Having more and more data doesn't get us closer to the truth.  It does, however, is give us greater resolution to more finely discriminate among models.

Loose Ends  

The question, "is there an effect" strikes me as ill formed.   Yet, we answer the question affirmatively daily.  Sometimes, effects are obvious, and they hit you between the eyes.  How can that be if the question is not well formed?

I think when there are large effects, just about any diffuse alternative model will do.  As long as the alternative is diffuse, data with large effects easily discriminate this diffuse alternative from the null.  It is in this sense that effects are obviously large.

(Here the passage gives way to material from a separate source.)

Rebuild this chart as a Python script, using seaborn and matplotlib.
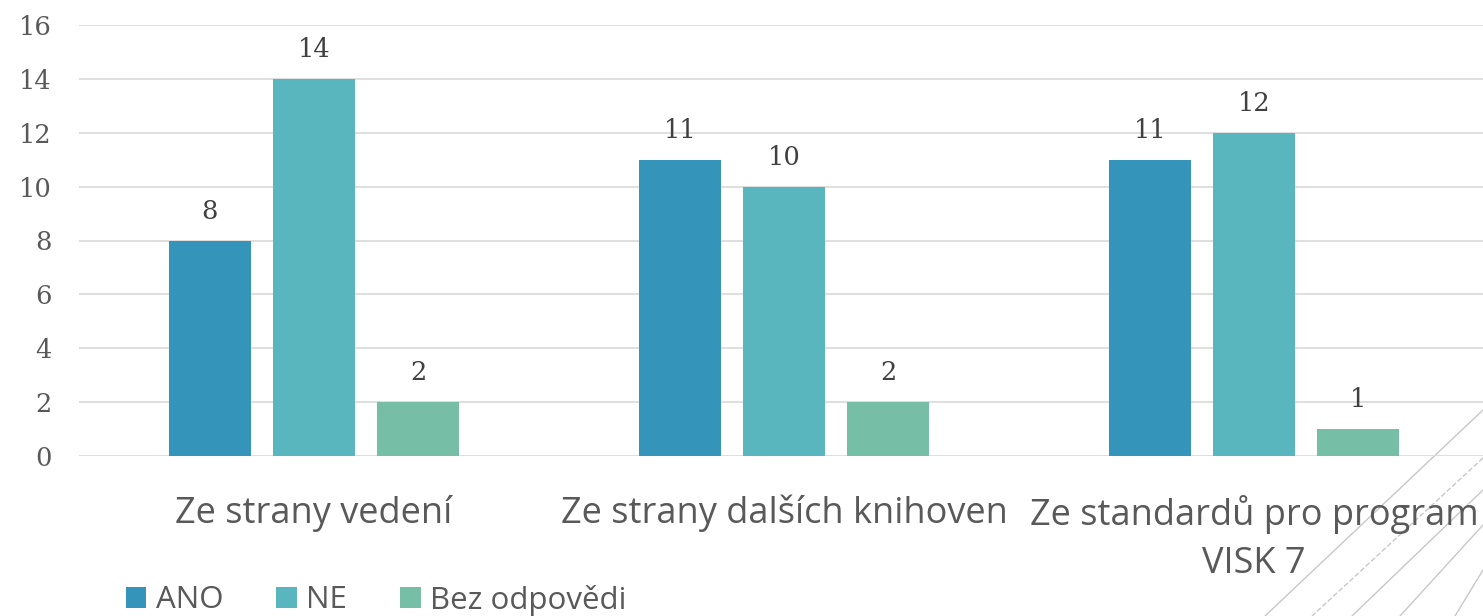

What this example shows that if one tries to resolve small effects with large sample sizes, there is intellectual tension.  Models matter.  Models are all that matter.  Large data gives you greater resolution to discriminate among similar models.  And perhaps little else.

The Irony Is...

This ESP example is ironic.  The data are so numerous that they are capable of finely discriminating among just about any set of models we wish, even the difference between a point null and a uniform null subtending .001 in width on the probability scale.  The irony is that we have no bona-fide competing models to discriminate.  ESP by definition seemingly precludes any scientific explanation, and without such explanation, all alternatives to the null are a bit contrived.  So while we can discriminate among models, there really is only one plausible one, the null, and no need for discrimination at all.

If forced to do inference here (which means someone buys me a beer),  I would choose the full-range uniform as the alternative model and state the 12-to-1 ratio for the null.  ESP is such a strange proposition that why would values of \( \theta \) near .5 be any more a priori plausible than those away from it?